遺伝子パネル検査は、数多くの遺伝子の変異を同時に追跡するもので、2種類の製品が承認されています。解析する遺伝子数などに違いはありますが、保険での3割負担だと16万8000円で検査が受けられます。

いろいろ出ている問題としては、対象が「標準治療がない」または「標準治療が終わった」固形ガンの患者に限られています。一般的なガンの場合はまず標準治療を受けてからでないと検査を受けられません。

標準治療が終わってなお進行している患者や再発した患者となると相当深刻なケースが多くなります。

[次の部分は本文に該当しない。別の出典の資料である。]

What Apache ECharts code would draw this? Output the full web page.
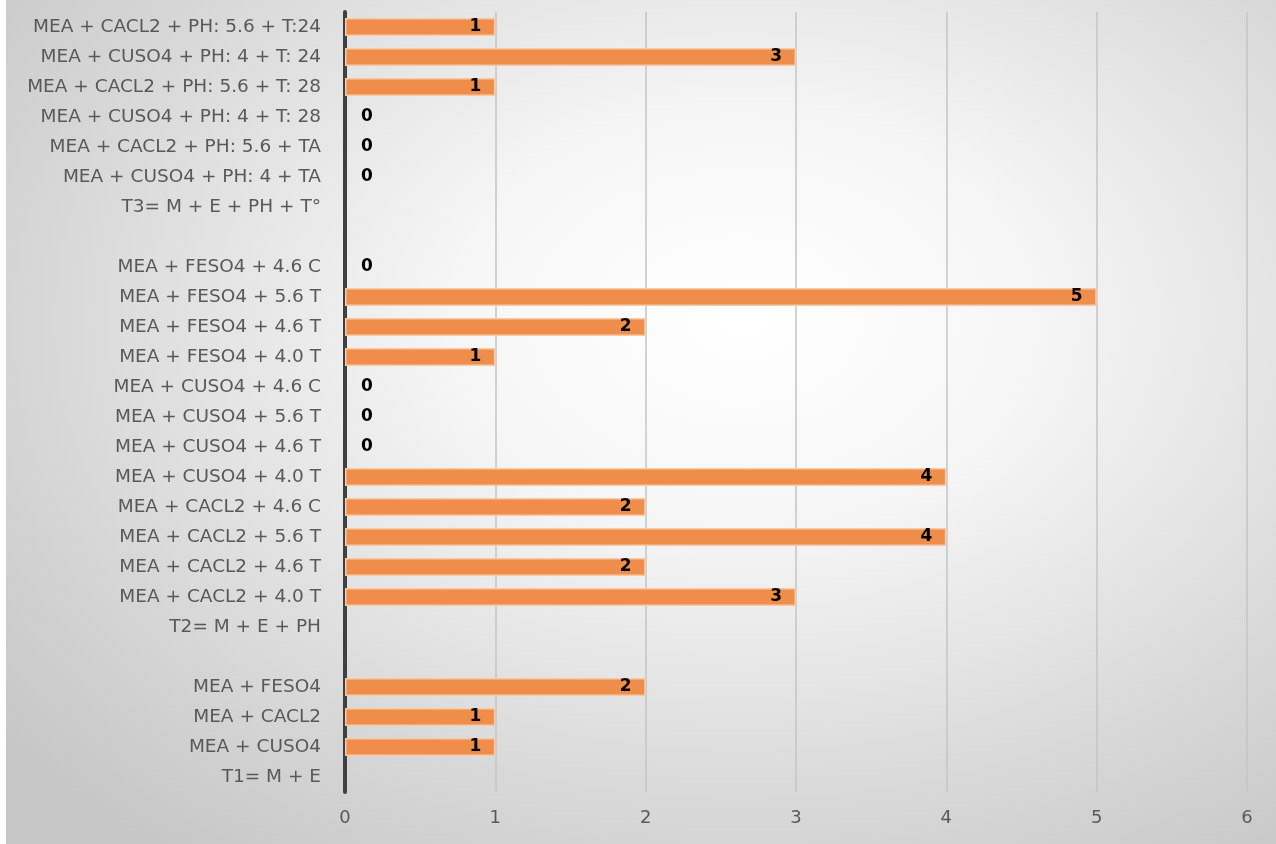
<!DOCTYPE html>
<html>
<head>
    <meta charset="UTF-8">
    <title>Résultats</title>
    <script src="https://cdn.jsdelivr.net/npm/echarts@6/dist/echarts.min.js"></script>
    <style>
        html, body {margin: 0; padding: 0; background: #fff;}
        #bg {position: absolute; left: 6px; top: 0; width: 1270px; height: 844px;
            background: radial-gradient(ellipse 75% 80% at 58% 38%, #ffffff 0%, #f6f6f6 30%, #d6d6d6 75%, #c6c6c6 100%);}
        #main {position: absolute; left: 0; top: 0; width: 1276px; height: 844px;}
    </style>
</head>
<body>
<div id="bg"></div>
<div id="main"></div>
<script>
    // rows from top to bottom
    var categories = [
        'MEA + CACL2 + PH: 5.6 + T:24',
        'MEA + CUSO4 + PH: 4 + T: 24',
        'MEA + CACL2 + PH: 5.6 + T: 28',
        'MEA + CUSO4 + PH: 4 + T: 28',
        'MEA + CACL2 + PH: 5.6 + TA',
        'MEA + CUSO4 + PH: 4 + TA',
        'T3= M + E + PH + T°',
        ' ',
        'MEA + FESO4 + 4.6 C',
        'MEA + FESO4 + 5.6 T',
        'MEA + FESO4 + 4.6 T',
        'MEA + FESO4 + 4.0 T',
        'MEA + CUSO4 + 4.6 C',
        'MEA + CUSO4 + 5.6 T',
        'MEA + CUSO4 + 4.6 T',
        'MEA + CUSO4 + 4.0 T',
        'MEA + CACL2 + 4.6 C',
        'MEA + CACL2 + 5.6 T',
        'MEA + CACL2 + 4.6 T',
        'MEA + CACL2 + 4.0 T',
        'T2= M + E + PH',
        '  ',
        'MEA + FESO4',
        'MEA + CACL2',
        'MEA + CUSO4',
        'T1= M + E'
    ];
    var values = [1, 3, 1, 0, 0, 0, null, null, 0, 5, 2, 1, 0, 0, 0, 4, 2, 4, 2, 3, null, null, 2, 1, 1, null];
    var xTicks = [0, 1, 2, 3, 4, 5, 6];

    var barData = values.map(function (v) {
        if (v === 0) {
            return {value: v, itemStyle: {borderWidth: 0}, label: {position: 'right', distance: 16}};
        }
        return v;
    });

    var font = 'DejaVu Sans';
    var chart = echarts.init(document.getElementById('main'));
    var option = {
        backgroundColor: 'transparent',
        animation: false,
        grid: {left: 345, right: 29, top: 12, bottom: 52},
        xAxis: {
            type: 'value',
            min: xTicks[0],
            max: xTicks[xTicks.length - 1],
            interval: 1,
            axisLine: {show: false},
            axisTick: {show: false},
            splitLine: {lineStyle: {color: '#c4c4c4', width: 1.5}},
            axisLabel: {color: '#595959', fontSize: 18, margin: 17, fontFamily: font}
        },
        yAxis: {
            type: 'category',
            inverse: true,
            data: categories,
            axisLine: {lineStyle: {color: '#404040', width: 4}},
            axisTick: {show: false},
            axisLabel: {color: '#595959', fontSize: 18.5, margin: 24, fontFamily: font}
        },
        series: [{
            type: 'bar',
            data: barData,
            barWidth: 18,
            itemStyle: {color: '#ef8e4a', borderColor: '#f8c9a6', borderWidth: 1.5},
            label: {
                show: true,
                position: 'insideRight',
                distance: 14,
                color: '#000',
                fontWeight: 'bold',
                fontSize: 17,
                fontFamily: font
            }
        }]
    };
    chart.setOption(option);
</script>
</body>
</html>
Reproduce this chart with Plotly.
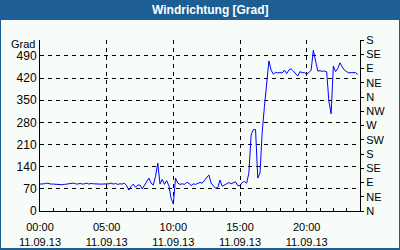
import pandas as pd
import plotly.graph_objects as go

# ---- data ----
start_time = "2013-09-11 00:00"
n_points = 144  # 10-minute samples
wind_dir_deg = [
    85, 85, 86, 88, 86, 85, 85, 84, 84, 83,
    83, 84, 85, 85, 86, 88, 86, 85, 87, 85,
    86, 88, 85, 87, 86, 85, 84, 85, 85, 85,
    84, 86, 88, 85, 87, 84, 86, 85, 88, 80,
    66, 78, 85, 75, 82,
    82, 70, 80, 90, 104,
    88, 82, 110, 151, 85, 100, 84, 96, 80, 40,
    22, 104, 88, 84, 86, 84, 90, 88, 80, 86,
    84, 86, 90, 88, 96, 106, 114, 88, 80, 72,
    74, 98, 78, 82, 84, 90, 86, 88, 92, 80,
    80, 90, 93, 88, 120, 240, 257, 257, 104, 120,
    250, 330, 405, 474, 445, 432, 438, 436, 437, 436,
    445, 434, 445, 449, 442, 433, 426, 440, 437, 437,
    433, 437, 445, 507, 468, 442, 443, 441, 442, 440,
    347, 307, 458, 440, 450, 468, 455, 445, 440, 436,
    437, 436, 437, 431,
]
times = pd.date_range(start_time, periods=n_points, freq="10min")

x_tick_vals = ["2013-09-11 00:00", "2013-09-11 05:00", "2013-09-11 10:00",
               "2013-09-11 15:00", "2013-09-11 20:00"]
x_tick_text = ["00:00<br>11.09.13", "05:00<br>11.09.13", "10:00<br>11.09.13",
               "15:00<br>11.09.13", "20:00<br>11.09.13"]
y_tick_vals = [0, 70, 140, 210, 280, 350, 420, 490]
y2_tick_vals = [0, 45, 90, 135, 180, 225, 270, 315, 360, 405, 450, 495, 540]
y2_tick_text = ["N", "NE", "E", "SE", "S", "SW", "W", "NW", "N", "NE", "E", "SE", "S"]

title_text = "Windrichtung [Grad]"
unit_text = "Grad"

# ---- figure ----
W, H = 400, 250
L, R, T, B = 40, 40, 40, 39
pw, ph = W - L - R, H - T - B


def px(X):
    return (X - L) / pw


def py(Y):
    return (H - B - Y) / ph


BLUE = "#1d5e95"
BG = "#f8fcf8"
FONT = "Liberation Sans"

fig = go.Figure()
fig.add_trace(go.Scatter(x=times, y=wind_dir_deg, mode="lines",
                         line=dict(color="#0000ff", width=1), showlegend=False,
                         hoverinfo="skip"))
# invisible trace to activate y2
fig.add_trace(go.Scatter(x=[times[0]], y=[0], yaxis="y2", mode="markers",
                         marker=dict(opacity=0), showlegend=False, hoverinfo="skip"))

fig.update_layout(
    width=W, height=H,
    margin=dict(l=L, r=R, t=T, b=B, pad=0, autoexpand=False),
    paper_bgcolor=BLUE,
    plot_bgcolor=BG,
    font=dict(family=FONT, size=11, color="black"),
    xaxis=dict(
        type="date",
        range=["2013-09-11 00:00", "2013-09-12 00:00"],
        tickvals=x_tick_vals, ticktext=x_tick_text,
        showgrid=True, gridcolor="black", griddash="4px,4px", gridwidth=1,
        showline=True, linecolor="black", linewidth=1,
        ticks="inside", ticklen=3, tickcolor="black",
        minor=dict(dtick=3600000, ticks="inside", ticklen=3, tickcolor="black", showgrid=False),
        tickfont=dict(size=11),
        ticklabelstandoff=6,
        automargin=False,
        zeroline=False, fixedrange=True,
    ),
    yaxis=dict(
        range=[0, 540],
        tickvals=y_tick_vals,
        showgrid=True, gridcolor="black", griddash="4px,4px", gridwidth=1,
        showline=True, linecolor="black", linewidth=1,
        ticks="", tickfont=dict(size=12),
        automargin=False,
        zeroline=False, fixedrange=True,
    ),
    yaxis2=dict(
        range=[0, 540], overlaying="y", side="right",
        tickvals=y2_tick_vals, ticktext=y2_tick_text,
        showgrid=False, showline=True, linecolor="black", linewidth=1,
        ticks="outside", ticklen=3, tickcolor="black",
        tickfont=dict(size=11),
        automargin=False,
        zeroline=False, fixedrange=True,
    ),
    shapes=[dict(type="rect", xref="paper", yref="paper",
                 x0=px(1), x1=px(399), y0=py(248), y1=py(20),
                 fillcolor=BG, line=dict(width=0), layer="below")],
    annotations=[
        dict(text="<b>" + title_text + "</b>", xref="paper", yref="paper",
             x=px(210), y=py(10), xanchor="center", yanchor="middle",
             showarrow=False, font=dict(family=FONT, size=12, color="white")),
        dict(text=unit_text, xref="paper", yref="paper",
             x=px(37), y=py(44), xanchor="right", yanchor="middle",
             showarrow=False, font=dict(family=FONT, size=11, color="black")),
    ],
)

fig.write_html("out.html", config=dict(displayModeBar=False))
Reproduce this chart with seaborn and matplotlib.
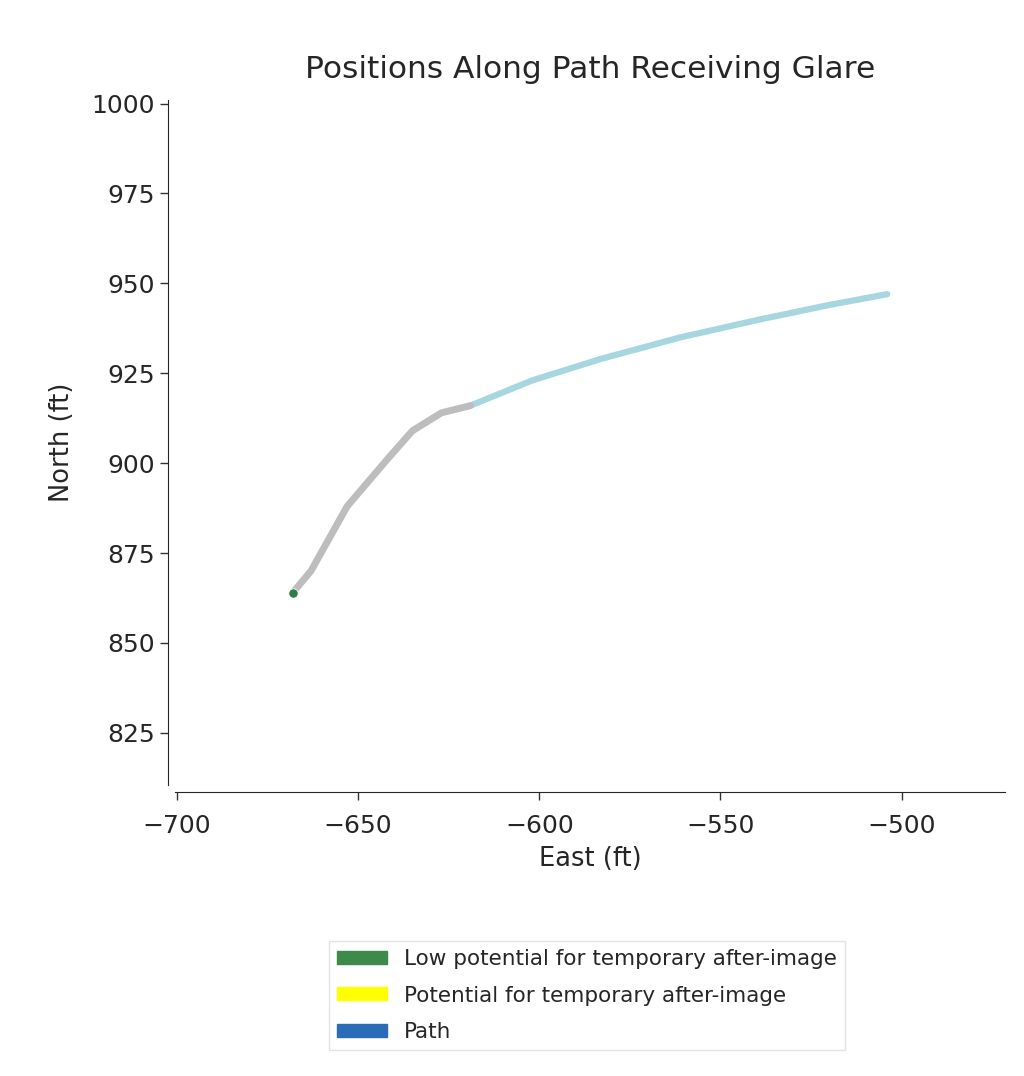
import pandas as pd
import matplotlib
matplotlib.use("Agg")
import matplotlib.pyplot as plt
import matplotlib.patches as mpatches
import seaborn as sns

# Données
glare_east = [-668, -663, -653, -642, -635, -627, -619]
glare_north = [864, 870, 888, 901, 909, 914, 916]
path_east = [-619, -602, -583, -561, -539, -520, -504]
path_north = [916, 923, 929, 935, 940, 944, 947]
start_east = [-668]
start_north = [864]

legend_labels = ["Low potential for temporary after-image",
                 "Potential for temporary after-image",
                 "Path"]
legend_colors = ["#3d8a4a", "#ffff00", "#2b6cb8"]

sns.set_style("white")
plt.rcParams['font.family'] = ['DejaVu Sans']

fig = plt.figure(figsize=(10.24, 10.76), dpi=100)
ax = fig.add_axes([175 / 1024, 1 - 785 / 1076, 830 / 1024, 685 / 1076])

glare = pd.DataFrame({"east": glare_east, "north": glare_north})
path = pd.DataFrame({"east": path_east, "north": path_north})

sns.lineplot(data=path, x="east", y="north", color="#a6d6df", lw=4.5, sort=False, ax=ax)
sns.lineplot(data=glare, x="east", y="north", color="#bdbdbd", lw=5, sort=False, ax=ax)
sns.scatterplot(x=start_east, y=start_north, color="#2e7d4a", s=45, ax=ax, zorder=5)

ax.set_xlim(-700.5, -471.5)
ax.set_ylim(810.5, 1001)
ax.set_xticks([-700, -650, -600, -550, -500])
ax.set_yticks([825, 850, 875, 900, 925, 950, 975, 1000])
ax.tick_params(labelsize=18, length=6, width=1, color="#333333", left=True, bottom=True)
ax.tick_params(axis="x", pad=10)
ax.set_xlabel("East (ft)", fontsize=18.5, labelpad=6)
ax.set_ylabel("North (ft)", fontsize=18.5, labelpad=12)
ax.set_title("Positions Along Path Receiving Glare", fontsize=22.5, pad=16)
sns.despine(ax=ax, offset=5)

handles = [mpatches.Patch(color=c, label=l) for c, l in zip(legend_colors, legend_labels)]
fig.legend(handles=handles, loc="upper center", bbox_to_anchor=(587 / 1024, 1 - 930 / 1076),
           fontsize=15.5, frameon=True, fancybox=False, edgecolor="#dddddd",
           handlelength=2.3, handleheight=0.55, labelspacing=0.75)

fig.savefig("out.png", dpi=100)
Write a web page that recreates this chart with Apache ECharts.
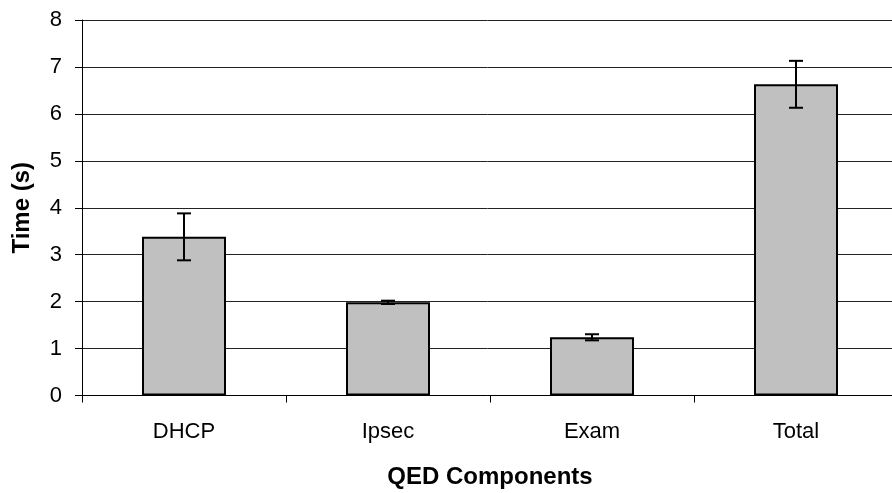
<!DOCTYPE html>
<html>
<head>
<meta charset="utf-8">
<script src="https://cdn.jsdelivr.net/npm/echarts@6/dist/echarts.min.js"></script>
<style>
  html, body { margin: 0; padding: 0; background: #fff; }
  #chart { width: 892px; height: 493px; }
</style>
</head>
<body>
<div id="chart"></div>
<script>
// 数据
var categories = ['DHCP', 'Ipsec', 'Exam', 'Total'];
var times = [3.38, 1.985, 1.24, 6.63];
var errors = [0.5, 0.035, 0.065, 0.5];
var yTicks = [0, 1, 2, 3, 4, 5, 6, 7, 8];

var font = '"Liberation Sans", Arial, sans-serif';
var chart = echarts.init(document.getElementById('chart'));

var errorData = times.map(function (v, i) {
  return [i, v - errors[i], v + errors[i]];
});

var option = {
  animation: false,
  // 右边超出画面一点，与原图一致
  grid: { left: 82, width: 816, top: 20, bottom: 97.5, outerBoundsMode: 'none', containLabel: false },
  xAxis: {
    type: 'category',
    data: categories,
    name: 'QED Components',
    nameLocation: 'middle',
    nameGap: 70,
    nameTextStyle: { fontFamily: font, fontSize: 24, fontWeight: 'bold', color: '#000' },
    axisLine: { lineStyle: { color: '#000', width: 1 } },
    axisTick: { show: true, length: 7, lineStyle: { color: '#000' } },
    axisLabel: { fontFamily: font, fontSize: 22, color: '#000', margin: 25 }
  },
  yAxis: {
    type: 'value',
    min: yTicks[0],
    max: yTicks[yTicks.length - 1],
    interval: 1,
    name: 'Time (s)',
    nameLocation: 'middle',
    nameGap: 48,
    nameRotate: 90,
    nameTextStyle: { fontFamily: font, fontSize: 24, fontWeight: 'bold', color: '#000' },
    axisLine: { show: true, lineStyle: { color: '#000', width: 1 } },
    axisTick: { show: true, length: 7, lineStyle: { color: '#000' } },
    axisLabel: { fontFamily: font, fontSize: 22, color: '#000', margin: 20 },
    splitLine: { show: true, lineStyle: { color: '#222', width: 1 } }
  },
  series: [
    {
      type: 'bar',
      data: times,
      barWidth: 84,
      itemStyle: { color: '#c0c0c0', borderColor: '#000', borderWidth: 2 }
    },
    {
      type: 'custom',
      data: errorData,
      z: 10,
      renderItem: function (params, api) {
        var x = api.value(0);
        var lo = api.coord([x, api.value(1)]);
        var hi = api.coord([x, api.value(2)]);
        var hw = 7;
        var style = { stroke: '#000', lineWidth: 2 };
        return {
          type: 'group',
          children: [
            { type: 'line', shape: { x1: hi[0], y1: hi[1], x2: lo[0], y2: lo[1] }, style: style },
            { type: 'line', shape: { x1: hi[0] - hw, y1: hi[1], x2: hi[0] + hw, y2: hi[1] }, style: style },
            { type: 'line', shape: { x1: lo[0] - hw, y1: lo[1], x2: lo[0] + hw, y2: lo[1] }, style: style }
          ]
        };
      }
    }
  ]
};

chart.setOption(option);
</script>
</body>
</html>
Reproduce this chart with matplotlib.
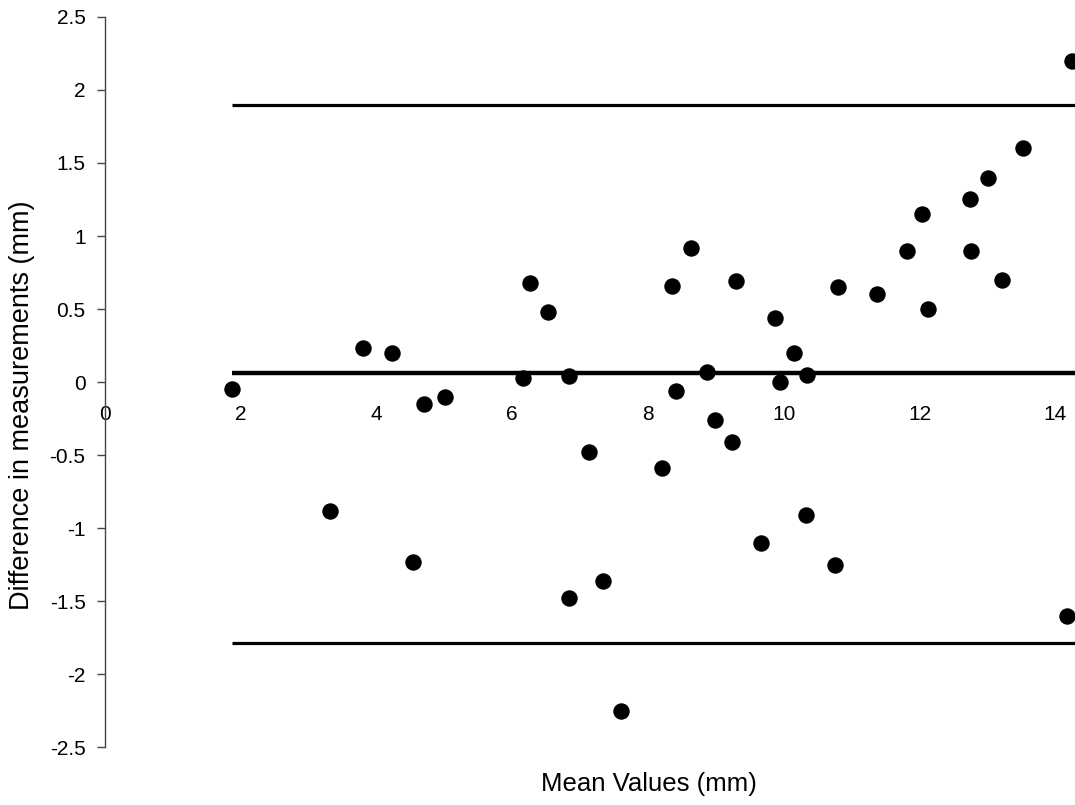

遺伝子を解析するだけではなく、パネル検査結果をもとにどういう治療を行うのが適切かを、ガンゲノム医療の拠点となる病院に置かれた専門家会議で検討するという手順を踏むため、結果が主治医に戻ってくるまでには4週間から6週間の時間がかかります。

進行ガンの患者にとってこの時間は長すぎる場合もあり、結果が出る前に亡くなってしまう患者もいるようです。しかも検査の結果、遺伝子に変異が見つかったとしても治療に結びつくとは限りません。

国立ガン研究センター中央病院が16年に行った臨床研究では、遺伝子パネル検査を行って結果が出た患者のうち、遺伝子変異に合った治療薬の投与を受けられたのは13.4%の25人にすぎませんでした。

さらに保険診療の中で承認されている薬を使えたのは25人のうち6人だけで、15人は治験中の薬、4人は適応外の薬の投与を受けました。

このように精密医療といってもまだ試行錯誤の段階で、一般的な治療となるには時間がかかりそうな気がします。